# EXERCISE REQUIREMENTS:
Reproduce exactly, and only, the lines of the material below running from the line bearing "Generate a Python" through the line bearing "from matplotlib.patches import Rectangle". Leave any pictures out.

Collected data:

= = = = =

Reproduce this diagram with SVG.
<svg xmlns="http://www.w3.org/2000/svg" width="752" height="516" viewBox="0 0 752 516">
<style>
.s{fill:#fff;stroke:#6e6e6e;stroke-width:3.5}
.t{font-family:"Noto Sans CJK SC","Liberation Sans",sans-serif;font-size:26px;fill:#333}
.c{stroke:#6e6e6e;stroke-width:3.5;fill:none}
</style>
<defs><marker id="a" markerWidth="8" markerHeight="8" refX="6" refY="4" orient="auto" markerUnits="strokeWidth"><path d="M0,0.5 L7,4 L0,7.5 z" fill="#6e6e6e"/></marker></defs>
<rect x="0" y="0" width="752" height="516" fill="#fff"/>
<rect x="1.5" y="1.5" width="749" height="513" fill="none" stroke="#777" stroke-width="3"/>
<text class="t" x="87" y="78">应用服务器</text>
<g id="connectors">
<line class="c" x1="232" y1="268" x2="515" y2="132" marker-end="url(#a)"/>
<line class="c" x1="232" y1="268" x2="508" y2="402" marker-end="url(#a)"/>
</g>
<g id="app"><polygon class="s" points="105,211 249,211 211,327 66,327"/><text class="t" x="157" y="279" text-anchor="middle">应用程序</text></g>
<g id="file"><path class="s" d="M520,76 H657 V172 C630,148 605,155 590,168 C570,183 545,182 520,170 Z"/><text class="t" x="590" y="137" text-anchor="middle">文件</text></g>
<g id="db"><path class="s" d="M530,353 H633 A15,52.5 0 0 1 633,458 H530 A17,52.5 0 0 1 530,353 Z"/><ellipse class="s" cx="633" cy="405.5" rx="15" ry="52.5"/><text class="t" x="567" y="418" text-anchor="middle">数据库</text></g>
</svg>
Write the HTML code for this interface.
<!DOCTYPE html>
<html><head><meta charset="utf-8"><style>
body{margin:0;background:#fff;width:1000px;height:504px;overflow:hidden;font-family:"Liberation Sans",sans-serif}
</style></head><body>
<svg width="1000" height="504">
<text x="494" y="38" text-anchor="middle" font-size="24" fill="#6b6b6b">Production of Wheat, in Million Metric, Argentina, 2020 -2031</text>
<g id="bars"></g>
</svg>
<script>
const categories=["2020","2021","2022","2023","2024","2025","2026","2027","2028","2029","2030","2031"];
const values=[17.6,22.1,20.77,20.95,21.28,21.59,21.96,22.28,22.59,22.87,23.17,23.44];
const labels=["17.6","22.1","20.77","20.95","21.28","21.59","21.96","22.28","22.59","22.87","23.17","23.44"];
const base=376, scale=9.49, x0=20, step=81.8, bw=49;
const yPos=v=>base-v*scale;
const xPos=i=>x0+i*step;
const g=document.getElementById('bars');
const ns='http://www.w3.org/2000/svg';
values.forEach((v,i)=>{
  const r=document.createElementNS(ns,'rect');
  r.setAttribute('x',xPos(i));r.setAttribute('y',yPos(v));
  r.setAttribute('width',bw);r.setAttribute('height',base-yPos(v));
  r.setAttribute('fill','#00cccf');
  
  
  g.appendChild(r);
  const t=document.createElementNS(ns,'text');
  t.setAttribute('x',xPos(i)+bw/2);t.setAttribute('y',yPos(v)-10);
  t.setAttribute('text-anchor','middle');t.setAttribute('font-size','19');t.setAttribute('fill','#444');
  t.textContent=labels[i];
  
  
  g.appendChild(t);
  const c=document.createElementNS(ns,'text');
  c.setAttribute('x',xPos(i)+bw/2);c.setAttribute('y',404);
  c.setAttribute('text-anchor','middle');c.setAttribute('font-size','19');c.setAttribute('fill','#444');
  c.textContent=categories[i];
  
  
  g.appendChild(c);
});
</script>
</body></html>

= = = = =

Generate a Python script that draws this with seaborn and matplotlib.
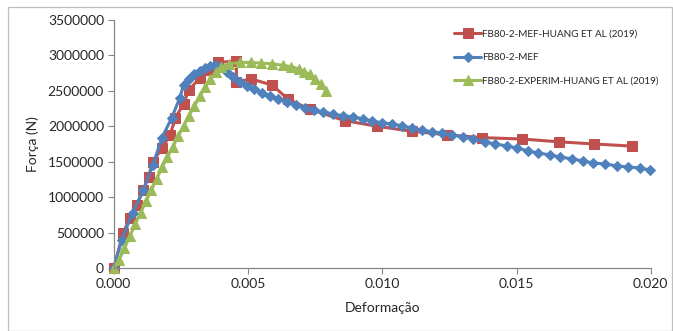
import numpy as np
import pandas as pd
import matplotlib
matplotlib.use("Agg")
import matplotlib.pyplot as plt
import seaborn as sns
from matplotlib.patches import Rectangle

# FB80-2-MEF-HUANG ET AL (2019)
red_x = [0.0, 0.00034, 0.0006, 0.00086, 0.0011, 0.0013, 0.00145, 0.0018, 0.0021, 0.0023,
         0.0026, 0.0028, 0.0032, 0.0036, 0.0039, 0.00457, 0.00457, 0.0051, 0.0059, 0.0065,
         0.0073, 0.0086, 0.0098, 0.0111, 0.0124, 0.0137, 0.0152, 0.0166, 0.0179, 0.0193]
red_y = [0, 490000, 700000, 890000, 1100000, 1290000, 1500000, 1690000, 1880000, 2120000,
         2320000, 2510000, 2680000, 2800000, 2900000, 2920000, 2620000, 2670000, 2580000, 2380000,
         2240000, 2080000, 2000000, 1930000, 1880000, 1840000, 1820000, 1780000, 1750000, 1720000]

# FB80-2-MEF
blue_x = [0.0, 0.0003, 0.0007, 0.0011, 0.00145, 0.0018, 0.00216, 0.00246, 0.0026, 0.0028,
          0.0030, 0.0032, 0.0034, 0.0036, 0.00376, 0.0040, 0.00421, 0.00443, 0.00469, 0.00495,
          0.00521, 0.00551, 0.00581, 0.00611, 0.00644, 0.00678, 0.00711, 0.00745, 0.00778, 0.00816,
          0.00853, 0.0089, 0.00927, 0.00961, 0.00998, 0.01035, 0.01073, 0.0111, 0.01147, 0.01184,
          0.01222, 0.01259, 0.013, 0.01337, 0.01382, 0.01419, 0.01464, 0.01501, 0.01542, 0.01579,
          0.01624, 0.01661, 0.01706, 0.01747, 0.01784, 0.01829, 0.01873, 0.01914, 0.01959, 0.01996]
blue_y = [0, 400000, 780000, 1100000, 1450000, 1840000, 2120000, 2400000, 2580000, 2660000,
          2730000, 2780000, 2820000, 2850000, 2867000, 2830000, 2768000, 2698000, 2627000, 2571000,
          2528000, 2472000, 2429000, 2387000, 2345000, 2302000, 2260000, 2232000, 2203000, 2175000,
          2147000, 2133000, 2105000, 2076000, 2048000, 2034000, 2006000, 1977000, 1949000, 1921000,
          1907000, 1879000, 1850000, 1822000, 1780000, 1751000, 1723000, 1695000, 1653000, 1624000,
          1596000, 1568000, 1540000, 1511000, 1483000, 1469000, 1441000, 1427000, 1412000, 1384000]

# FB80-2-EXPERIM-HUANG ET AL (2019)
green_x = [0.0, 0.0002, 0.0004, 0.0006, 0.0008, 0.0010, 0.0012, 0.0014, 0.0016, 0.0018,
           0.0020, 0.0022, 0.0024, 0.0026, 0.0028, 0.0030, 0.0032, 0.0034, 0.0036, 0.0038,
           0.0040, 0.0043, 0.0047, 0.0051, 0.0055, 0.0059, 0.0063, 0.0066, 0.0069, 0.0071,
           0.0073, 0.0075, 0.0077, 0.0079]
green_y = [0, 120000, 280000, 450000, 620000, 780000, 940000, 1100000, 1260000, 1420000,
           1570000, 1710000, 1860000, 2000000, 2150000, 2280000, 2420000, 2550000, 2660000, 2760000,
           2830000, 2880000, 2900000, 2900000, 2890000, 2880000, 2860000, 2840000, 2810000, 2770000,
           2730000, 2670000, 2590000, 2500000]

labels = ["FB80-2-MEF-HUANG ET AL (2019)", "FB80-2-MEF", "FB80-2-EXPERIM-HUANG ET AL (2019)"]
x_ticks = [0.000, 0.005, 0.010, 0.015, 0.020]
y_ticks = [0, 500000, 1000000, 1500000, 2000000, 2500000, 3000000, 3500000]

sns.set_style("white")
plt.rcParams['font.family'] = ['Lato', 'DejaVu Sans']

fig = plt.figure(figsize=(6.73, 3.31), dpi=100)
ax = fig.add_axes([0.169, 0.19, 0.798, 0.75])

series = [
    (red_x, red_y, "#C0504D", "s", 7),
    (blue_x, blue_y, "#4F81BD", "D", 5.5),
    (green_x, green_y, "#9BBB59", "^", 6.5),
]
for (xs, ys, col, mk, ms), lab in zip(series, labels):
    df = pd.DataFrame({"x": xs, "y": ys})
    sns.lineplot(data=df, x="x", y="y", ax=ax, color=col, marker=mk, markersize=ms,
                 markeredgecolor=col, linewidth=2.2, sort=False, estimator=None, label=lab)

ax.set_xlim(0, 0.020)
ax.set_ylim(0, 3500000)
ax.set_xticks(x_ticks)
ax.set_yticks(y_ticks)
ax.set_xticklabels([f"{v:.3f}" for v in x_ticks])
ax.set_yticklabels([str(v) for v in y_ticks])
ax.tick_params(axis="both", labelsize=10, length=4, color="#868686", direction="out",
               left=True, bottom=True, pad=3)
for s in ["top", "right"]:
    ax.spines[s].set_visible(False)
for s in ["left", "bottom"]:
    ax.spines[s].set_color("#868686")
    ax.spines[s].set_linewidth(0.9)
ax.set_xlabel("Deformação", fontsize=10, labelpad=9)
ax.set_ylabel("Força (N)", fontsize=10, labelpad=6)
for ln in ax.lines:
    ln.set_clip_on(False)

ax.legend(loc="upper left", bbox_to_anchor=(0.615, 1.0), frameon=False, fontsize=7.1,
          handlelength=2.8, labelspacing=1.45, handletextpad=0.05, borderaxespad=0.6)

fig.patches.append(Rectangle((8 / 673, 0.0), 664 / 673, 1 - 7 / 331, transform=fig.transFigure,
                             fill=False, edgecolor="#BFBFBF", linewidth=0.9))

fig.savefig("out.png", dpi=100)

= = = = =

# WRITTEN ANSWER:
Generate a Python script that draws this with seaborn and matplotlib.
import numpy as np
import pandas as pd
import matplotlib
matplotlib.use("Agg")
import matplotlib.pyplot as plt
import seaborn as sns
from matplotlib.patches import Rectangle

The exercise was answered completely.